Night‘s gambit

You can probably tell by their sweaters who’s the “good” brother.

You can probably tell by their sweaters who’s the “good” brother.

Rated 4.0

Writer-director James Gray’s We Own the Night gives startling, vibrant life to a story that is nonetheless familiar—perhaps too familiar for its own good. The basic plot is one that dates back at least as far as 1931’s The Public Enemy, and probably even farther: brothers on opposite sides of the law.

The brothers here are played by the same actors who played brothers-under-the-skin in Gray’s last film, The Yards (2000): Mark Wahlberg and Joaquin Phoenix. Wahlberg plays Joe Grusinsky, a police captain in 1988 Brooklyn and a son of NYPD deputy chief Burt Grusinsky (Robert Duvall). Joe’s been appointed to head an elite narcotics task force targeting Brooklyn’s burgeoning Russian Mafia, in the person of Vadim Nezhinski (Alex Veadov).
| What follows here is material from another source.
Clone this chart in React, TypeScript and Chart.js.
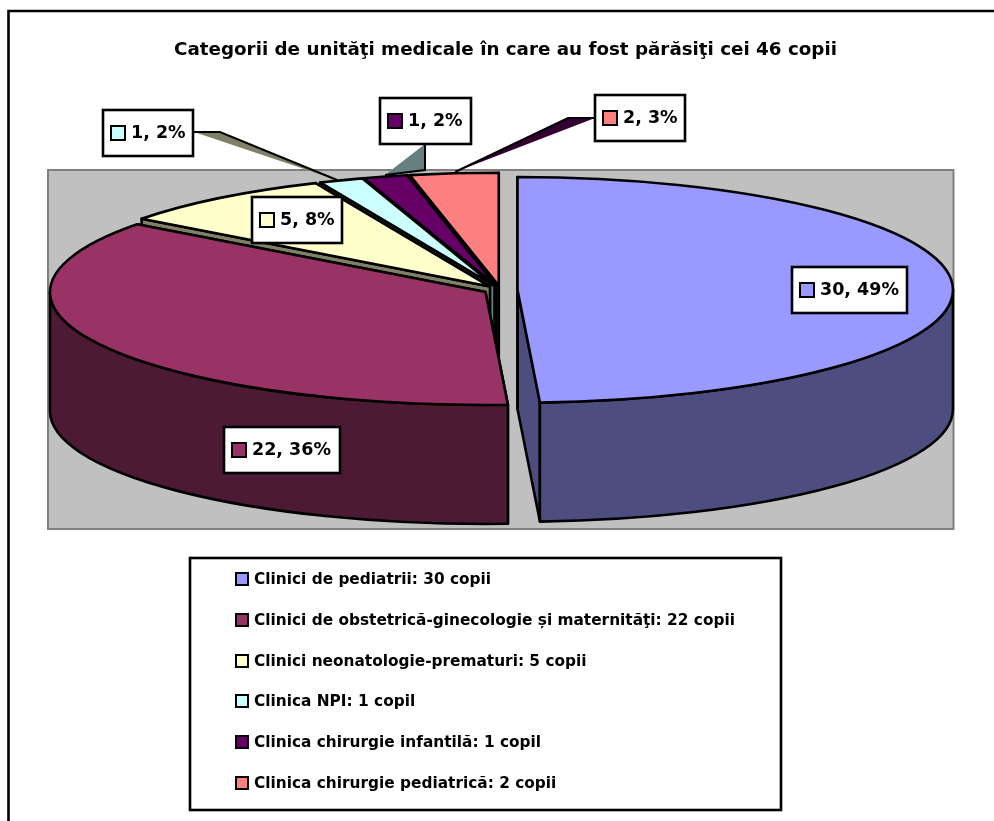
import React, { useEffect, useRef } from "react";
import { Chart, PieController, ArcElement, Title } from "chart.js";

const categories = ["Clinici de pediatrii", "Clinici de obstetrică-ginecologie și maternităţi", "Clinici neonatologie-prematuri", "Clinica NPI", "Clinica chirurgie infantilă", "Clinica chirurgie pediatrică"];
const units = ["copii", "copii", "copii", "copil", "copil", "copii"];
const children = [30, 22, 5, 1, 1, 2];
const topColors = ["#9999FF", "#993366", "#FFFFCC", "#CCFFFF", "#660066", "#FF8080"];
const wallColors = ["#4D4D80", "#4D1A33", "#808066", "#668080", "#330033", "#804040"];
const titleText = "Categorii de unităţi medicale în care au fost părăsiţi cei 46 copii";

const FONT = '"DejaVu Sans", sans-serif';
const CENTER = { x: 500.5, y: 290 };
const RADIUS = 435.5;
const TILT = 113 / 436;
const DEPTH = 119;
const EXPLODE = 17;
const STROKE = 2.6;

// label boxes: [left, top, right, bottom]
const labelBoxes = [
  [792, 267, 907, 313],
  [224, 427, 340, 473],
  [252, 197, 342, 243],
  [103, 110, 193, 156],
  [380, 98, 471, 144],
  [595, 95, 685, 141],
];
const leaders: { fill: string; pts: number[][] }[] = [
  { fill: "#808066", pts: [[194, 132], [220, 132], [337, 180]] },
  { fill: "#668080", pts: [[425, 144], [425, 170], [385, 175]] },
  { fill: "#330033", pts: [[595, 118], [568, 118], [455, 172]] },
];
const legendRowsY = [579, 620, 661, 701, 742, 783];

class Pie3D extends PieController {
  static id = "pie3d";
  draw() {
    const ctx = this.chart.ctx;
    const arcs = this.getMeta().data as any[];
    const geo = arcs.map((a) => {
      const mid = (a.startAngle + a.endAngle) / 2;
      const dx = CENTER.x - a.x;
      return {
        a, s: a.startAngle, e: a.endAngle,
        r: a.outerRadius,
        tx: dx + EXPLODE * Math.cos(mid),
        ty: EXPLODE * Math.sin(mid) * TILT,
        cx: a.x + dx + EXPLODE * Math.cos(mid),
        cy: CENTER.y + EXPLODE * Math.sin(mid) * TILT,
      };
    });
    ctx.save();
    ctx.lineJoin = "round";
    ctx.strokeStyle = "#000";
    ctx.lineWidth = STROKE;
    // side walls, back to front
    for (let i = geo.length - 1; i >= 0; i--) {
      const g = geo[i];
      const b = g.r * TILT;
      ctx.fillStyle = wallColors[i];
      for (const t of [g.e, g.s]) {
        const px = g.cx + g.r * Math.cos(t);
        const py = g.cy + b * Math.sin(t);
        ctx.beginPath();
        ctx.moveTo(g.cx, g.cy);
        ctx.lineTo(px, py);
        ctx.lineTo(px, py + DEPTH);
        ctx.lineTo(g.cx, g.cy + DEPTH);
        ctx.closePath();
        ctx.fill();
        ctx.stroke();
      }
      const lo = Math.max(g.s, 0);
      const hi = Math.min(g.e, Math.PI);
      if (hi > lo) {
        ctx.beginPath();
        ctx.ellipse(g.cx, g.cy, g.r, b, 0, lo, hi);
        ctx.ellipse(g.cx, g.cy + DEPTH, g.r, b, 0, hi, lo, true);
        ctx.closePath();
        ctx.fill();
        ctx.stroke();
      }
    }
    // top faces drawn by the arc elements, squashed into an ellipse
    geo.forEach((g) => {
      ctx.save();
      ctx.translate(g.tx, CENTER.y + g.ty);
      ctx.scale(1, TILT);
      ctx.translate(0, -g.a.y);
      g.a.draw(ctx);
      ctx.restore();
    });
    // even outlines
    geo.forEach((g) => {
      ctx.beginPath();
      ctx.moveTo(g.cx, g.cy);
      ctx.ellipse(g.cx, g.cy, g.r, g.r * TILT, 0, g.s, g.e);
      ctx.closePath();
      ctx.stroke();
    });
    ctx.restore();
  }
}

const framePlugin = {
  id: "frame",
  beforeDraw(chart: any) {
    const ctx = chart.ctx;
    ctx.save();
    ctx.fillStyle = "#fff";
    ctx.fillRect(0, 0, 994, 821);
    ctx.strokeStyle = "#000";
    ctx.lineWidth = 2.6;
    ctx.beginPath();
    ctx.moveTo(8.5, 825);
    ctx.lineTo(8.5, 11);
    ctx.lineTo(998, 11);
    ctx.stroke();
    ctx.restore();
  },
  beforeDatasetsDraw(chart: any) {
    const ctx = chart.ctx;
    ctx.save();
    ctx.fillStyle = "#C0C0C0";
    ctx.fillRect(48, 170, 905, 359);
    ctx.strokeStyle = "#808080";
    ctx.lineWidth = 2;
    ctx.strokeRect(48, 170, 905.5, 359);
    ctx.restore();
  },
  afterDatasetsDraw(chart: any) {
    const ctx = chart.ctx;
    const total = children.reduce((s, v) => s + v, 0);
    ctx.save();
    ctx.lineJoin = "miter";
    leaders.forEach((l) => {
      ctx.fillStyle = l.fill;
      ctx.beginPath();
      l.pts.forEach((p, i) => (i ? ctx.lineTo(p[0], p[1]) : ctx.moveTo(p[0], p[1])));
      ctx.closePath();
      ctx.fill();
      ctx.strokeStyle = "#000";
      ctx.lineWidth = 2;
      ctx.beginPath();
      l.pts.forEach((p, i) => (i ? ctx.lineTo(p[0], p[1]) : ctx.moveTo(p[0], p[1])));
      ctx.stroke();
    });
    const swatch = (x: number, yMid: number, size: number, color: string) => {
      ctx.fillStyle = color;
      ctx.strokeStyle = "#000";
      ctx.lineWidth = 2;
      ctx.fillRect(x, yMid - size / 2, size, size);
      ctx.strokeRect(x, yMid - size / 2, size, size);
    };
    ctx.textBaseline = "middle";
    ctx.textAlign = "left";
    children.forEach((v, i) => {
      const [l, t, r, b] = labelBoxes[i];
      ctx.fillStyle = "#fff";
      ctx.strokeStyle = "#000";
      ctx.lineWidth = 2.6;
      ctx.fillRect(l, t, r - l, b - t);
      ctx.strokeRect(l, t, r - l, b - t);
      const ym = (t + b) / 2;
      swatch(l + 8, ym, 14, topColors[i]);
      ctx.fillStyle = "#000";
      ctx.font = `bold 17.5px ${FONT}`;
      ctx.fillText(`${v}, ${Math.round((v / total) * 100)}%`, l + 28, ym);
    });
    // legend
    ctx.fillStyle = "#fff";
    ctx.strokeStyle = "#000";
    ctx.lineWidth = 2.6;
    ctx.fillRect(190, 558, 591, 252);
    ctx.strokeRect(190, 558, 591, 252);
    categories.forEach((c, i) => {
      swatch(236, legendRowsY[i], 12, topColors[i]);
      ctx.fillStyle = "#000";
      ctx.font = `bold 15.35px ${FONT}`;
      ctx.fillText(`${c}: ${children[i]} ${units[i]}`, 254, legendRowsY[i] + 1);
    });
    ctx.restore();
  },
};

Chart.register(Pie3D, ArcElement, Title);

export default function App() {
  const ref = useRef<HTMLCanvasElement>(null);
  useEffect(() => {
    const chart = new Chart(ref.current as HTMLCanvasElement, {
      type: "pie3d" as any,
      data: {
        labels: categories,
        datasets: [{ data: children, backgroundColor: topColors, borderWidth: 0, clip: false } as any],
      },
      options: {
        responsive: false,
        animation: false,
        radius: RADIUS,
        layout: { padding: { left: 17, top: 39 } },
        plugins: {
          legend: { display: false },
          tooltip: { enabled: false },
          title: {
            display: true,
            text: titleText,
            color: "#000",
            font: { family: FONT, size: 18.3, weight: "bold" },
            padding: { top: 0, bottom: 0 },
          },
        },
      } as any,
      plugins: [framePlugin],
    });
    return () => chart.destroy();
  }, []);
  return <canvas ref={ref} width={994} height={821} style={{ position: "fixed", left: 0, top: 0 }} />;
}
This threatens to bring Joe into direct conflict with his black-sheep brother Bobby (Phoenix), who runs a popular nightclub called El Caribe, where Vadim holds court and does much of his business. Bobby’s druggie lifestyle has so strained his family ties that he uses his late mother’s maiden name of Green, and nobody at the club—least of all his boss, who is also Vadim’s uncle—knows about the connection between Bobby and Joe and their father.
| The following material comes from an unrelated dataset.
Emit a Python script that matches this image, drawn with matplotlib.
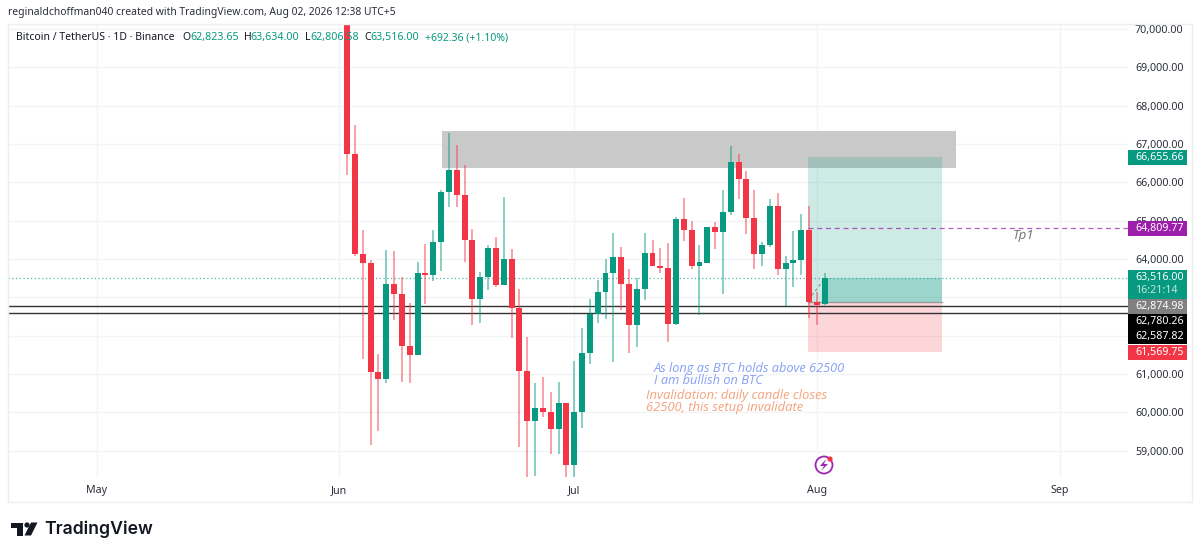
import matplotlib
matplotlib.use("Agg")
import matplotlib.pyplot as plt
import matplotlib.dates as mdates
from matplotlib.patches import Rectangle, Polygon, Circle
from matplotlib.transforms import Affine2D
import pandas as pd

plt.rcParams['font.family'] = ['Noto Sans', 'DejaVu Sans']

start_date = "2026-06-02"
opens = [71500,66748,64130,63887,61060,60878,63339,63087,61739,61504,63635,63574,64443,65748,66322,65661,64496,62948,63539,64287,63313,
         64009,62713,61069,59783,60104,60017,59574,60252,58626,60017,61557,62574,63130,63635,64043,63357,62287,63217,64148,63809,
         63765,62313,65035,64748,63809,63904,64826,64713,65235,66539,66096,65070,64122,64365,65391,63739,63896,63965,64765,62870,62823.65]
closes = [66748,64130,63887,61060,60878,63339,63087,61739,61504,63635,63574,64443,65748,66322,65661,64496,62948,63539,64287,63313,64009,
          62713,61069,59783,60104,60017,59574,60252,58626,60017,61557,62574,63130,63635,64043,63357,62287,63217,64148,63809,63765,
          62313,65035,64748,63809,63922,64826,64713,65235,66539,66096,65070,64122,64365,65391,63739,63896,63965,64765,62870,62809,63516]
highs = [72000,67505,64765,63983,61530,64243,64209,63530,62852,63922,64400,64765,65809,67296,66983,66443,64791,63661,64374,64583,65609,
         64261,63226,61957,60757,60930,60530,60783,60252,61339,62200,62957,63452,63991,64678,64304,63748,63496,64678,64496,64278,
         64426,65087,65583,64991,64365,64840,64957,65791,66948,66739,66287,65791,64452,65557,65713,64087,64730,65174,65391,63148,63634]
lows = [66200,64087,61400,59150,59513,60765,62417,60800,60765,61504,62835,63435,63696,65357,65357,63922,62287,62322,63183,63270,63313,
        61948,59104,58320,58339,59870,58913,58913,58320,58320,59591,61252,62330,62435,61304,62678,61557,61713,62922,63809,63643,
        61826,62278,64478,63748,62539,63904,64270,63096,65139,65557,64661,63748,63809,64304,63591,62774,63278,63591,62470,62278,62806.58]

y_ticks = [59000,60000,61000,62000,63000,64000,65000,66000,67000,68000,69000,70000]
y_hidden_labels = [62000, 63000]  # covered by the price boxes in the reference
month_ticks = ["2026-05-01","2026-06-01","2026-07-01","2026-08-01","2026-09-01"]
month_labels = ["May","Jun","Jul","Aug","Sep"]

zone_top, zone_bottom = 67340, 66380
tp_price, entry_price, sl_price = 66655.66, 62874.98, 61569.75
last_price = 63516.00
tp1_price = 64809.77
level_a, level_b = 62780.26, 62587.82

RED, GREEN = "#f23645", "#089981"
W, H = 1200, 556
AXFS = 7.7
HDFS = 7.45
fig = plt.figure(figsize=(W/100, H/100), dpi=100, facecolor="white")
tr = Affine2D().scale(1, -1).translate(0, H)

# pane: pixel box 8..1128, 24..477
L, R, T, B = 8, 1128, 24, 477
ax = fig.add_axes([L/W, 1-B/H, (R-L)/W, (B-T)/H])
jun1 = mdates.date2num(pd.Timestamp("2026-06-01"))
ppd = 7.83
ax.set_xlim(jun1-(339.3-L)/ppd, jun1+(R-339.3)/ppd)
ppk = 38.33
ax.set_ylim(64000-(B-259)/ppk*1000, 64000+(259-T)/ppk*1000)
for s in ax.spines.values():
    s.set_visible(False)

ax.set_yticks(y_ticks)
ax.set_yticklabels(["" if v in y_hidden_labels else f"{v:,.2f}" for v in y_ticks], fontsize=AXFS, color="#2a2e39")
ax.yaxis.tick_right()
ax.tick_params(axis='y', length=0, pad=5)
ax.set_xticks([mdates.date2num(pd.Timestamp(d)) for d in month_ticks])
ax.set_xticklabels(month_labels, fontsize=AXFS, color="#2a2e39")
ax.tick_params(axis='x', length=0, pad=6)
ax.grid(True, color="#f3f4f6", lw=1)
ax.set_axisbelow(True)

dn = lambda s: mdates.date2num(pd.Timestamp(s))
ax.add_patch(Rectangle((dn("2026-06-14")+0.08, zone_bottom), 65.7, zone_top-zone_bottom,
                       fc="#c9c9c9", ec="none", zorder=1))
pos_l = dn("2026-07-31")-0.13
pos_w = 17.1
ax.add_patch(Rectangle((pos_l, entry_price), pos_w, tp_price-entry_price, fc=GREEN, alpha=0.2, ec="none", zorder=2))
ax.add_patch(Rectangle((pos_l, sl_price), pos_w, entry_price-sl_price, fc=RED, alpha=0.2, ec="none", zorder=2))
x_last = dn("2026-08-02")
ax.add_patch(Rectangle((x_last, entry_price), pos_l+pos_w-x_last, last_price-entry_price, fc=GREEN, alpha=0.25, ec="none", zorder=2))
ax.plot([pos_l, pos_l+pos_w], [entry_price]*2, color="#9a9a9a", lw=1, zorder=2.2)
ax.plot([pos_l+0.5, x_last], [63050, last_price-20], color="#9a9a9a", lw=1, ls=(0, (2, 2)), zorder=2.2)

ax.axhline(last_price, color=GREEN, lw=0.9, ls=(0, (1, 2)), alpha=0.7, zorder=2.5)
ax.axhline(level_a, color="#333333", lw=1, zorder=2.5)
ax.axhline(level_b, color="#333333", lw=1, zorder=2.5)
ax.plot([pos_l, ax.get_xlim()[1]], [tp1_price]*2, color="#9c27b0", lw=0.9, ls=(0, (4, 3)), alpha=0.75, zorder=2.6)

dates = pd.date_range(start_date, periods=len(opens))
xs = [mdates.date2num(d) for d in dates]
for x, o, c, h, l in zip(xs, opens, closes, highs, lows):
    col = GREEN if c >= o else RED
    ax.plot([x, x], [l, h], color=col, lw=1.1, alpha=0.6, zorder=3, solid_capstyle="butt")
    ax.add_patch(Rectangle((x-0.38, min(o, c)), 0.76, max(abs(o-c), 25), fc=col, ec="none", zorder=3.2))

def t(x, y, s, **kw):
    kw.setdefault("va", "center")
    kw.setdefault("ha", "left")
    fig.text(x, y, s, transform=tr, **kw)

# frame
fig.add_artist(Rectangle((L, T), 1192-L, 502-T, transform=tr, fc="none", ec="#eceef2", lw=1, zorder=0.5))

# header
t(8, 12.5, "reginaldchoffman040 created with TradingView.com, Aug 02, 2026 12:38 UTC+5", fontsize=HDFS, color="#2a2e39")
t(16, 37.5, "Bitcoin / TetherUS · 1D · Binance", fontsize=7.5, color="#131722")
for lx, lab, vx, val in [(182.5, "O", 190, "62,823.65"), (244, "H", 250.5, "63,634.00"),
                         (304.5, "L", 310, "62,806.58"), (364, "C", 370.5, "63,516.00")]:
    t(lx, 37.5, lab, fontsize=7.5, color="#131722")
    t(vx, 37.5, val, fontsize=AXFS, color=GREEN)
t(425, 37.5, "+692.36 (+1.10%)", fontsize=7.5, color=GREEN)

# price labels
boxes = [(150, 165.3, GREEN, "66,655.66"), (220.7, 236, "#9c1fab", "64,809.77"),
         (298.7, 314, "#808080", "62,874.98"), (314, 329.3, "#000000", "62,780.26"),
         (329.3, 343.7, "#000000", "62,587.82"), (345, 360.3, RED, "61,569.75")]
for y0, y1, col, s in boxes:
    fig.add_artist(Rectangle((1127.5, y0), 59.5, y1-y0, transform=tr, fc=col, ec="none", zorder=2))
    t(1135, (y0+y1)/2, s, fontsize=AXFS, color="white", zorder=3)
fig.add_artist(Rectangle((1127.5, 270.3), 59.5, 28.4, transform=tr, fc=GREEN, ec="none", zorder=2))
t(1135, 277.5, "63,516.00", fontsize=AXFS, color="white", zorder=3)
t(1135, 290.5, "16:21:14", fontsize=AXFS, color="#c5e8e0", zorder=3)

# annotations
ANN = ['Open Sans', 'DejaVu Sans']
t(654, 368.5, "As long as BTC holds above 62500", fontsize=9.15, style="italic", family=ANN, color="#86a0f5")
t(654, 381, "I am bullish on BTC", fontsize=9.15, style="italic", family=ANN, color="#86a0f5")
t(646, 395, "Invalidation: daily candle closes", fontsize=9.4, style="italic", family=ANN, color="#f4a27c")
t(646, 407.5, "62500, this setup invalidate", fontsize=9.4, style="italic", family=ANN, color="#f4a27c")
t(1013, 236, "Tp1", fontsize=9.5, style="italic", family=ANN, color="#6f6f6f")

# lightning icon
fig.add_artist(Circle((824, 465), 8.5, transform=tr, fc="white", ec="#9c27b0", lw=1.3, zorder=2))
fig.add_artist(Polygon([(826, 459), (820, 466), (824, 466), (821, 471), (828, 464), (824, 464)],
                       transform=tr, fc="#9c27b0", ec="none", zorder=3))
fig.add_artist(Circle((830, 459), 2.6, transform=tr, fc=RED, ec="none", zorder=4))

# logo
fig.add_artist(Polygon([(10.5, 522.5), (23, 522.5), (23, 535.5), (17, 535.5), (17, 528), (10.5, 528)],
                       transform=tr, fc="#131722", ec="none"))
fig.add_artist(Circle((27, 525), 2.6, transform=tr, fc="#131722", ec="none"))
fig.add_artist(Polygon([(31, 522.5), (37.5, 522.5), (31, 535.5), (24.5, 535.5)],
                       transform=tr, fc="#131722", ec="none"))
t(44, 529.5, "TradingView", fontsize=12.7, fontweight="semibold", family=["Inter", "DejaVu Sans"], color="#131722")

fig.savefig("out.png", dpi=100)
Things come to a head when a raid at El Caribe sweeps up Vadim, who gets released for lack of evidence (thanks to one of his minions, who commits suicide while in custody). In retaliation, Vadim ambushes Joe and shoots him in the head. When Joe miraculously survives the attack, a repentant Bobby agrees to go undercover to help bring Vadim down.

The underworld setting of We Own the Night is familiar, too—not only from decades of well-worn Hollywood travel, but also from Gray’s own previous films, The Yards and Little Odessa (Gray isn’t exactly a fast worker; this is only his third feature in 13 years). What sets We Own the Night apart isn’t that it shows us things we haven’t seen before, but that Gray somehow gives them a rough beauty that widens our eyes and makes them look emotionally fresh, even as we recognize them from other movies and TV shows.

For example: Is there anything that says “cocaine spoken here” (in movie terms) more clearly than an overhead shot of a jam-packed disco dappled by pools of colored light while Blondie’s “Heart of Glass” throbs on the soundtrack? And yet Gray manages to get under the surface of the cliché, in such a way that the song seems to draw its pulse from the scene rather than the other way around—we can almost smell the beer, the cigarette smoke, the sweat of the dancing bodies. That’s how it goes in scene after scene: We’ve been down this road before, but somehow the scenery looks new. It’s like looking at one of those paint-by-number pictures that were once so popular among dabblers and hobbyists—only this one was done by a gifted painter who knew how to blend the colors in a way that conceals the seam between color No. 6 and color No. 13 right next to it.

Gray’s way with clichés extends to casting. Yes, Wahlberg and Phoenix (and especially Duvall) can play these parts in their sleep, but it’s to their credit (and Gray’s) that they don’t. There’s a texture to their family squabbles—the sense that these spats are part of an ongoing story, that Gray is catching part of a quarrel that’s erupted before—that buttresses the movie’s underlying emotional structure.

And when violence strikes, Gray gives the scenes a kinetic charge that jabs at us and makes us gasp. A case in point is a stunning car chase through a torrential rainstorm, with gunshots coming in muffled pops, all but swallowed by the roar of the downpour. It’s a textbook example of how to construct an action sequence, but Gray has laid the emotional groundwork for it in the characters and situation, so that it doesn’t come off as simply a film-school exercise in stunt work and editing.

We Own the Night lets us know, almost from the outset, that we’re in the presence of a filmmaker in full command of his craft. We may hope that, after three films with similar themes (and even similar casts), James Gray can give the urban-crime genre a rest for a while. But we certainly hope that he won’t make us wait another seven years for his next movie.